Why should we (and Secretary of Defense Gates in particular) be talking about modernizing all elements of the U.S. strategic triad of nuclear-armed submarines, land-based rockets, and bombers if we (President Obama in particular) have a decent chance of negotiating the total elimination — Global Zero — of all of the world’s nuclear arsenal? “All elements of the triad need to be modernized,” Gates said Thursday. “You may have to make some choices there,” he added, even as the services are moving ahead smartly on plans to rebuild all three legs.
Global Zero is only tangentially about saving the hundreds of billions of U.S. dollars on modernization costs that would otherwise be incurred around the 2030 timeframe when the current forces become geriatric. It is mainly about averting a nuclear catastrophe that is increasingly likely unless the nuclear swamp is drained of weapons and bomb-grade materials.
A survey (a few years old) of 85 national security experts polled by Senator Richard Lugar estimate a 20 percent “probability of an attack involving a nuclear explosion occurring somewhere in the world in the next 10 years.”79 percent of the respondents believe “it more likely to be carried out by terrorists” than by a government.

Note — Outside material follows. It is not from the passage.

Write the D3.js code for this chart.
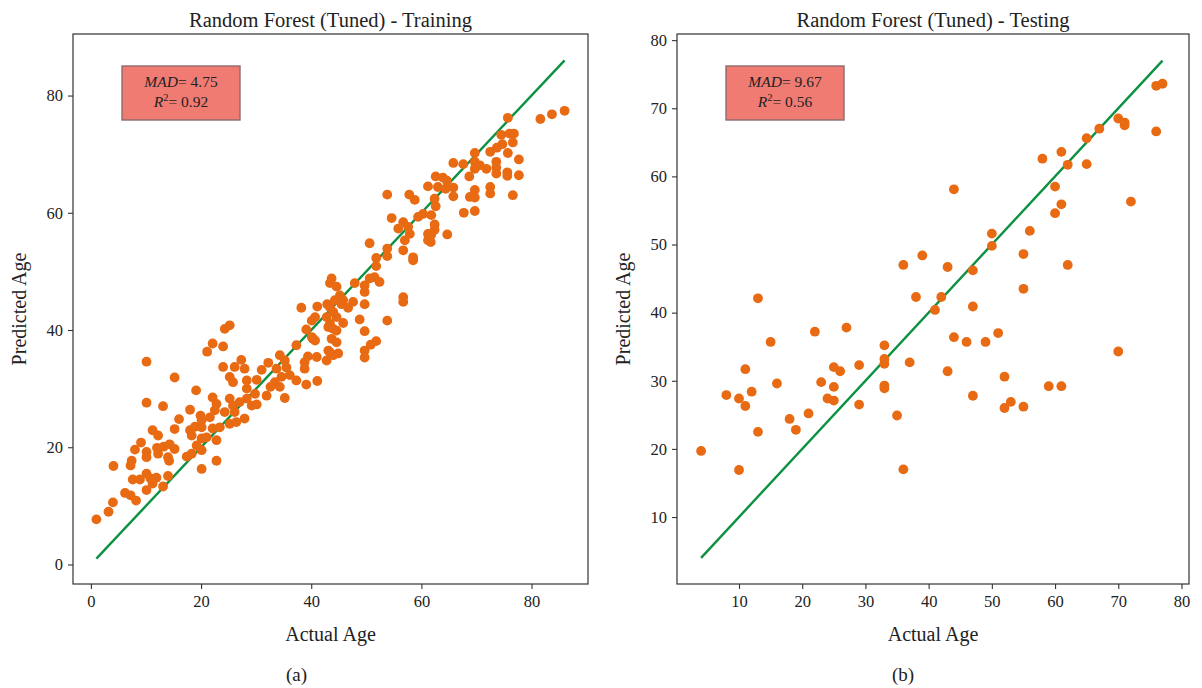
<!DOCTYPE html>
<html>
<head>
<meta charset="utf-8">
<script src="https://cdn.jsdelivr.net/npm/d3@7"></script>
<style>
  html, body { margin: 0; padding: 0; background: #fff; }
  svg text { font-family: "Liberation Serif", "DejaVu Serif", serif; fill: #222; }
</style>
</head>
<body>
<div id="stage"></div>
<script>
// Training set: [actual age, predicted age]
const trainPairs = [
    [1,7.7],[3.2,9.0],[4,10.6],[4.1,16.8],[10.1,34.6],[15.2,31.9],[10.1,27.6],[13.1,27.0],[19.1,29.7],[21.1,36.3],
    [22.1,37.7],[22.1,28.5],[18,26.4],[16,24.8],[15.2,23.1],[11.2,22.9],[12.2,22.0],[9.1,20.8],[8,19.6],[10.1,19.2],
    [10.1,18.3],[7.4,17.7],[7.2,16.9],[12,19.9],[13.2,20.1],[14.3,20.5],[15.2,19.7],[14,18.3],[14.2,17.7],[12.2,18.9],
    [10.1,15.5],[7.6,14.5],[8.9,14.5],[10.8,14.7],[11.9,14.8],[11.2,13.8],[10.1,12.7],[14,15.1],[13.1,13.3],[6.2,12.2],
    [7.2,11.8],[8.2,10.9],[17.4,18.4],[18.3,18.9],[19.2,20.3],[20.1,21.5],[20.1,16.3],[20.1,19.5],[18,22.9],[18.9,23.5],
    [19.9,25.4],[20.1,24.6],[18.3,22.0],[22.1,23.2],[22.8,21.2],[22.8,17.7],[22.5,26.3],
    [38.2,43.8],[41.1,44.0],[42.9,44.4],[40.7,42.2],[40.1,41.6],[39.1,40.1],[40.3,38.5],[40.7,38.2],[43.1,40.5],[43.1,36.5],
    [41,35.4],[39.4,35.5],[37.3,37.4],[24.3,40.2],[25.2,40.8],[24,37.2],[24,33.7],[27.3,34.9],[26.1,33.7],[27.9,33.4],
    [25.2,32.0],[25.8,31.1],[28.3,31.4],[30.1,31.5],[28.3,30.0],[31,33.2],[32.2,34.4],[34.3,35.7],[35.2,34.8],[35.5,33.6],
    [33.7,33.4],[34.6,32.0],[36.1,32.3],[37.3,31.4],[39.1,30.7],[41.1,31.3],[33.4,31.1],[32.6,30.3],[34.3,30.3],[31.9,28.8],
    [35.2,28.4],[29.8,29.1],[28.3,28.3],[27,27.7],[29.2,27.1],[30.1,27.3],[22.8,27.4],[25.2,28.3],[25.8,27.1],[26.1,26.0],
    [24.3,26.0],[21.6,25.1],[25.2,24.0],[27.9,24.9],[26.4,24.3],[23.4,23.4],[20.1,23.4],[21,21.7],
    [53.8,63.1],[57.8,63.1],[58.8,62.2],[61.2,64.5],[60.3,59.8],[59.4,59.3],[54.6,59.1],[56.7,58.4],[55.8,57.3],[57.6,57.6],
    [57.9,56.4],[57,55.3],[56.7,53.6],[58.5,52.4],[58.5,51.9],[61.2,56.4],[61.2,55.3],[53.8,53.9],[53.8,52.6],[50.6,54.8],
    [51.8,52.3],[51.8,50.9],[51.5,49.0],[50.6,48.8],[52.4,48.2],[49.7,47.6],[49.7,46.5],[47.9,48.0],[43.7,48.8],[43.4,48.0],
    [44.6,47.4],[45.2,45.9],[45.8,45.1],[44.3,45.1],[43.4,43.9],[44,43.1],[45.5,44.4],[46.7,43.8],[47.6,44.8],[49.7,44.4],
    [56.7,45.6],[56.7,44.8],[53.8,41.6],[48.8,41.8],[49.7,39.8],[51.8,38.1],[50.8,37.5],[49.7,36.5],[49.7,35.3],[45.8,41.2],
    [44.6,42.2],[43.4,41.1],[44,40.2],[44.6,39.9],[43.7,38.5],[44.6,37.9],[43.4,36.2],[44,35.7],[44.9,36.0],[42.8,34.8],
    [40.1,38.8],[38.8,34.5],[38.8,33.4],[42.8,42.2],
    [81.6,76.0],[83.7,76.8],[86,77.4],[75.7,76.2],[74.5,73.3],[76,73.5],[76.8,73.5],[76.6,72.0],[74.7,71.7],[73.7,71.1],
    [75.7,70.2],[72.5,70.4],[69.7,70.2],[77.7,69.1],[73.6,68.7],[73.6,67.7],[73.6,66.7],[75.6,66.9],[75.6,66.3],[77.7,66.4],
    [69.7,68.7],[70.6,68.1],[71.8,67.5],[69.7,67.5],[67.6,68.3],[65.8,68.5],[68.7,66.2],[69.7,63.9],[68.8,62.7],[69.7,62.6],
    [72.5,64.4],[72.5,63.3],[76.6,63.0],[67.7,60.0],[69.7,60.3],[62.6,66.2],[63.9,66.0],[64.6,65.5],[63,64.4],[64.4,64.1],
    [65.8,64.3],[65.8,62.8],[62.4,62.4],[62.6,61.1],[61.8,59.6],[62.4,58.0],[62.4,57.1],[61.8,56.3],[61.7,55.0],[64.7,56.3]
];

// Testing set: [actual age, predicted age]
const testPairs = [
    [13,42.1],[36,47.0],[38,42.3],[42,42.3],[41,40.4],[43,46.7],[22,37.2],[27,37.8],[15,35.7],[33,35.2],
    [11,31.7],[25,32.0],[26,31.4],[29,32.3],[33,33.2],[33,32.5],[37,32.7],[43,31.4],[16,29.6],[23,29.8],
    [25,29.1],[33,29.3],[33,28.9],[8,27.9],[10,27.4],[12,28.4],[11,26.3],[24,27.4],[25,27.1],[29,26.5],
    [18,24.4],[21,25.2],[19,22.8],[13,22.5],[35,24.9],[4,19.7],[10,16.9],[36,17.0],
    [76,73.3],[77,73.6],[70,68.5],[71,67.9],[71,67.5],[76,66.6],[67,67.0],[65,65.6],[58,62.6],[61,63.6],
    [62,61.7],[65,61.8],[44,58.1],[60,58.5],[61,55.9],[60,54.6],[72,56.3],[50,51.6],[50,49.8],[56,52.0],
    [39,48.4],[55,48.6],[62,47.0],[47,46.2],[55,43.5],[47,40.9],[44,36.4],[46,35.7],[49,35.7],[51,37.0],
    [70,34.3],[52,30.6],[59,29.2],[61,29.2],[47,27.8],[53,26.9],[52,26.0],[55,26.2]
];

const trainTicks = [0, 20, 40, 60, 80];
const testTicks = [10, 20, 30, 40, 50, 60, 70, 80];
const titles = ['Random Forest (Tuned) - Training', 'Random Forest (Tuned) - Testing'];
const panelTags = ['(a)', '(b)'];
const mad = [4.75, 9.67];
const r2 = [0.92, 0.56];

const width = 1202;
const height = 688;
const pointColor = '#e86a12';
const lineColor = '#0b9140';

const svg = d3.select('#stage')
    .append('svg')
    .attr('width', width)
    .attr('height', height)
    .attr('viewBox', [0, 0, width, height]);

const panels = [
    {pairs: trainPairs, ticks: trainTicks, left: 73, right: 588, xDom: [-3.25, 90.25], yDom: [-3.33, 90.5], tagShift: -34},
    {pairs: testPairs, ticks: testTicks, left: 677, right: 1189, xDom: [0.19, 81.19], yDom: [0.17, 80.9], tagShift: -30}
];
const plotTop = 34, plotBottom = 584;

panels.forEach((p, i) => {
    const x = d3.scaleLinear().domain(p.xDom).range([p.left, p.right]);
    const y = d3.scaleLinear().domain(p.yDom).range([plotBottom, plotTop]);
    const cx = (p.left + p.right) / 2;
    const g = svg.append('g');

    // frame
    g.append('rect')
        .attr('x', p.left).attr('y', plotTop)
        .attr('width', p.right - p.left).attr('height', plotBottom - plotTop)
        .attr('fill', 'none').attr('stroke', '#333').attr('stroke-width', 1.2);

    // axes
    const xAxis = g.append('g')
        .attr('transform', `translate(0,${plotBottom})`)
        .call(d3.axisBottom(x).tickValues(p.ticks).tickSize(5).tickPadding(6));
    const yAxis = g.append('g')
        .attr('transform', `translate(${p.left},0)`)
        .call(d3.axisLeft(y).tickValues(p.ticks).tickSize(5).tickPadding(5));
    [xAxis, yAxis].forEach(a => {
        a.select('.domain').remove();
        a.selectAll('line').attr('stroke', '#333').attr('stroke-width', 1.1);
        a.selectAll('text').attr('font-size', 16.5).attr('fill', '#222')
            .attr('font-family', '"Liberation Serif", serif');
    });

    // identity line over the range of actual ages
    const ext = d3.extent(p.pairs, d => d[0]);
    g.append('line')
        .attr('x1', x(ext[0])).attr('y1', y(ext[0]))
        .attr('x2', x(ext[1])).attr('y2', y(ext[1]))
        .attr('stroke', lineColor).attr('stroke-width', 2.4);

    // points
    g.append('g')
        .selectAll('circle')
        .data(p.pairs)
        .join('circle')
        .attr('cx', d => x(d[0]))
        .attr('cy', d => y(d[1]))
        .attr('r', 4.9)
        .attr('fill', pointColor);

    // metrics box
    const bx = p.left + 49, by = 66;
    g.append('rect')
        .attr('x', bx).attr('y', by).attr('width', 118).attr('height', 54)
        .attr('fill', '#f07b73').attr('stroke', '#8c6c6c').attr('stroke-width', 1.4);
    const t1 = g.append('text').attr('x', bx + 59).attr('y', by + 21)
        .attr('text-anchor', 'middle').attr('font-size', 15.5);
    t1.append('tspan').attr('font-style', 'italic').text('MAD');
    t1.append('tspan').text('= ' + mad[i].toFixed(2));
    const t2 = g.append('text').attr('x', bx + 59).attr('y', by + 41)
        .attr('text-anchor', 'middle').attr('font-size', 15.5);
    t2.append('tspan').attr('font-style', 'italic').text('R');
    t2.append('tspan').attr('dy', -6).attr('font-size', 10.5).text('2');
    t2.append('tspan').attr('dy', 6).text('= ' + r2[i].toFixed(2));

    // titles and labels
    g.append('text').attr('x', cx).attr('y', 27)
        .attr('text-anchor', 'middle').attr('font-size', 20.5).text(titles[i]);
    g.append('text').attr('x', cx).attr('y', 641)
        .attr('text-anchor', 'middle').attr('font-size', 20).text('Actual Age');
    g.append('text')
        .attr('transform', `translate(${p.left - 47},${(plotTop + plotBottom) / 2}) rotate(-90)`)
        .attr('text-anchor', 'middle').attr('font-size', 20).text('Predicted Age');
    g.append('text').attr('x', cx + p.tagShift).attr('y', 681)
        .attr('text-anchor', 'middle').attr('font-size', 19).text(panelTags[i]);
});
</script>
</body>
</html>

Will nuclear weapons modernization prevent nuclear terrorism? No. Will it provide a tool to foil nuclear terrorist plots, or to retaliate to terrorist attacks? No. Will it halt nuclear proliferation? No.
President Obama needs to double down on nuclear elimination, not modernization. Success in negotiating Global Zero would mean pocketing a trillion dollars per decade in savings and putting an end to the threat of nuclear destruction hanging over the world. Success in modernizing nuclear forces would mean wasting money and perpetuating a mushrooming danger.